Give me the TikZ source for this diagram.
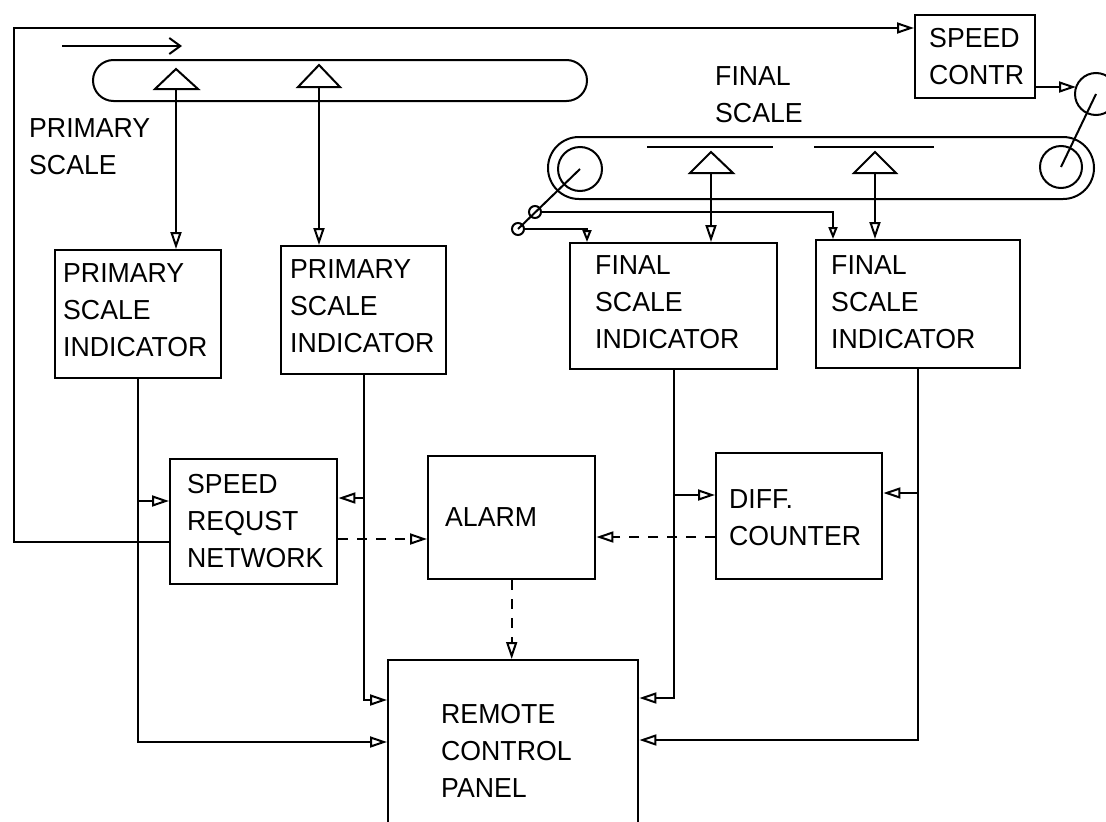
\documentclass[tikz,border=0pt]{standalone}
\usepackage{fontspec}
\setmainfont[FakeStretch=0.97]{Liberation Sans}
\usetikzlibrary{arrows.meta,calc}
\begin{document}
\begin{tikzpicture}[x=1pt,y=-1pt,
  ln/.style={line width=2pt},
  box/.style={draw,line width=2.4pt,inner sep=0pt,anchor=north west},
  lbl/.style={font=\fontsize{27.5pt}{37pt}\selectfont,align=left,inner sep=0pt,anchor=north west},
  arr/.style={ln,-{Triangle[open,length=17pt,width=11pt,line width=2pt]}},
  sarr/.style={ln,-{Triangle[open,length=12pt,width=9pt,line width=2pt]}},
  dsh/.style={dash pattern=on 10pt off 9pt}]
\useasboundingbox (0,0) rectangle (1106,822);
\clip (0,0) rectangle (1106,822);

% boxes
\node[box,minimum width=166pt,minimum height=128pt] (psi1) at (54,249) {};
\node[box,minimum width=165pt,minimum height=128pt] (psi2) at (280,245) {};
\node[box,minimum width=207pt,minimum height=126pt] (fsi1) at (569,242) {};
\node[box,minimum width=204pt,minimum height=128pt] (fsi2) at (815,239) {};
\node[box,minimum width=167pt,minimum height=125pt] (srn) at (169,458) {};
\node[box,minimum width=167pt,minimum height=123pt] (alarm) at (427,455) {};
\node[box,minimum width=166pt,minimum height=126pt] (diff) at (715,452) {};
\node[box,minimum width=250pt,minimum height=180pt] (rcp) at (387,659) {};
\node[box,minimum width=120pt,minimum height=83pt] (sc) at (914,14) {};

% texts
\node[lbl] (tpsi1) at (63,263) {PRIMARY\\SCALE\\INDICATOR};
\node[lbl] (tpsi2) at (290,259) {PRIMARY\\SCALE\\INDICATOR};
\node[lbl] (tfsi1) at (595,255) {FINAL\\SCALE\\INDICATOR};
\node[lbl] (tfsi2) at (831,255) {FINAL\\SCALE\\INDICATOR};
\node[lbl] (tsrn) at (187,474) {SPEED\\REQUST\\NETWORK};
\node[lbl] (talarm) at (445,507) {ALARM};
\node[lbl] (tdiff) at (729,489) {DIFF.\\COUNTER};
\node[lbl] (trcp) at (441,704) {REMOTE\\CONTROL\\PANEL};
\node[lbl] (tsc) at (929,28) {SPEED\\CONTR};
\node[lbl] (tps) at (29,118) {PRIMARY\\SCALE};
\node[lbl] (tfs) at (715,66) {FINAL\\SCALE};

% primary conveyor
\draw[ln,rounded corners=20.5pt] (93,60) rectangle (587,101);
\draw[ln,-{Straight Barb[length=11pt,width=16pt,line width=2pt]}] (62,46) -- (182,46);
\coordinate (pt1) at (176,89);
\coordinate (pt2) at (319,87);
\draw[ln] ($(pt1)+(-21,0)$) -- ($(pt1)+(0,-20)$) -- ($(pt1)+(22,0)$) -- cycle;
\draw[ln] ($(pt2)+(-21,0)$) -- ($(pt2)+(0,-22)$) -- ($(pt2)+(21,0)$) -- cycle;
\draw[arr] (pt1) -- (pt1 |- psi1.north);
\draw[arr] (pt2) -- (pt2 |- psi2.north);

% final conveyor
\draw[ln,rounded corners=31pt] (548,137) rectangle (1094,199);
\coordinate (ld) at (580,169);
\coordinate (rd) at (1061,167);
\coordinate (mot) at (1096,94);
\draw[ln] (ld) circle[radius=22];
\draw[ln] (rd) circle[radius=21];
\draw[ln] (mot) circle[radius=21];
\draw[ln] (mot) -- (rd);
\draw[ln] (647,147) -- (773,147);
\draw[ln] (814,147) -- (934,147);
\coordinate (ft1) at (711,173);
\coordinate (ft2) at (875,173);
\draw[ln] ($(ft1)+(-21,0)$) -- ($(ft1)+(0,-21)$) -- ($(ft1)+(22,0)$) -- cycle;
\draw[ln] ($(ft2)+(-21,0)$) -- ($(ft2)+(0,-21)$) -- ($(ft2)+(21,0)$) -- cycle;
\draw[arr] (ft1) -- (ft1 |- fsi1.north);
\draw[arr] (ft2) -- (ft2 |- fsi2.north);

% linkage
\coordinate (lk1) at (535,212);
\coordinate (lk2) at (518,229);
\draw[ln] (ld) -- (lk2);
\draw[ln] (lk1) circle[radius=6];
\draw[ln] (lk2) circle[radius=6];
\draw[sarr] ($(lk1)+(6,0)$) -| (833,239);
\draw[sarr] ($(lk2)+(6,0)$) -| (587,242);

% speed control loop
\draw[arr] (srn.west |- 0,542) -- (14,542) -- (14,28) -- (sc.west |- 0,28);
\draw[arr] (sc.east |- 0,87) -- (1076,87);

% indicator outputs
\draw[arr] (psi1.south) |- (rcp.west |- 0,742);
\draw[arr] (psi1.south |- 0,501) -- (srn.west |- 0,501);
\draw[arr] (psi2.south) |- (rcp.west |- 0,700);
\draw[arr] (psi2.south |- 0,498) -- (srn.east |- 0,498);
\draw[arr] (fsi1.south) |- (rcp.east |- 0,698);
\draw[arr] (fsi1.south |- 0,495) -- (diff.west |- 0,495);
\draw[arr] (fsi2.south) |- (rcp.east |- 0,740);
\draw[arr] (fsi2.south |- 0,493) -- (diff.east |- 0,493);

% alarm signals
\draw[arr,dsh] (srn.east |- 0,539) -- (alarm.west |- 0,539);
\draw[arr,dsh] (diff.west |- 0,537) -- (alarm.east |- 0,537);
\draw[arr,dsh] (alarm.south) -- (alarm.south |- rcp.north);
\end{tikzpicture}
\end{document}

- - - - - - -

Task description
Leave out the pictures. Transcribe only the lines above, from the first through the one that contains "(tfs) at (715,66)".

Task result
Give me the TikZ source for this diagram.
\documentclass[tikz,border=0pt]{standalone}
\usepackage{fontspec}
\setmainfont[FakeStretch=0.97]{Liberation Sans}
\usetikzlibrary{arrows.meta,calc}
\begin{document}
\begin{tikzpicture}[x=1pt,y=-1pt,
  ln/.style={line width=2pt},
  box/.style={draw,line width=2.4pt,inner sep=0pt,anchor=north west},
  lbl/.style={font=\fontsize{27.5pt}{37pt}\selectfont,align=left,inner sep=0pt,anchor=north west},
  arr/.style={ln,-{Triangle[open,length=17pt,width=11pt,line width=2pt]}},
  sarr/.style={ln,-{Triangle[open,length=12pt,width=9pt,line width=2pt]}},
  dsh/.style={dash pattern=on 10pt off 9pt}]
\useasboundingbox (0,0) rectangle (1106,822);
\clip (0,0) rectangle (1106,822);

% boxes
\node[box,minimum width=166pt,minimum height=128pt] (psi1) at (54,249) {};
\node[box,minimum width=165pt,minimum height=128pt] (psi2) at (280,245) {};
\node[box,minimum width=207pt,minimum height=126pt] (fsi1) at (569,242) {};
\node[box,minimum width=204pt,minimum height=128pt] (fsi2) at (815,239) {};
\node[box,minimum width=167pt,minimum height=125pt] (srn) at (169,458) {};
\node[box,minimum width=167pt,minimum height=123pt] (alarm) at (427,455) {};
\node[box,minimum width=166pt,minimum height=126pt] (diff) at (715,452) {};
\node[box,minimum width=250pt,minimum height=180pt] (rcp) at (387,659) {};
\node[box,minimum width=120pt,minimum height=83pt] (sc) at (914,14) {};

% texts
\node[lbl] (tpsi1) at (63,263) {PRIMARY\\SCALE\\INDICATOR};
\node[lbl] (tpsi2) at (290,259) {PRIMARY\\SCALE\\INDICATOR};
\node[lbl] (tfsi1) at (595,255) {FINAL\\SCALE\\INDICATOR};
\node[lbl] (tfsi2) at (831,255) {FINAL\\SCALE\\INDICATOR};
\node[lbl] (tsrn) at (187,474) {SPEED\\REQUST\\NETWORK};
\node[lbl] (talarm) at (445,507) {ALARM};
\node[lbl] (tdiff) at (729,489) {DIFF.\\COUNTER};
\node[lbl] (trcp) at (441,704) {REMOTE\\CONTROL\\PANEL};
\node[lbl] (tsc) at (929,28) {SPEED\\CONTR};
\node[lbl] (tps) at (29,118) {PRIMARY\\SCALE};
\node[lbl] (tfs) at (715,66) {FINAL\\SCALE};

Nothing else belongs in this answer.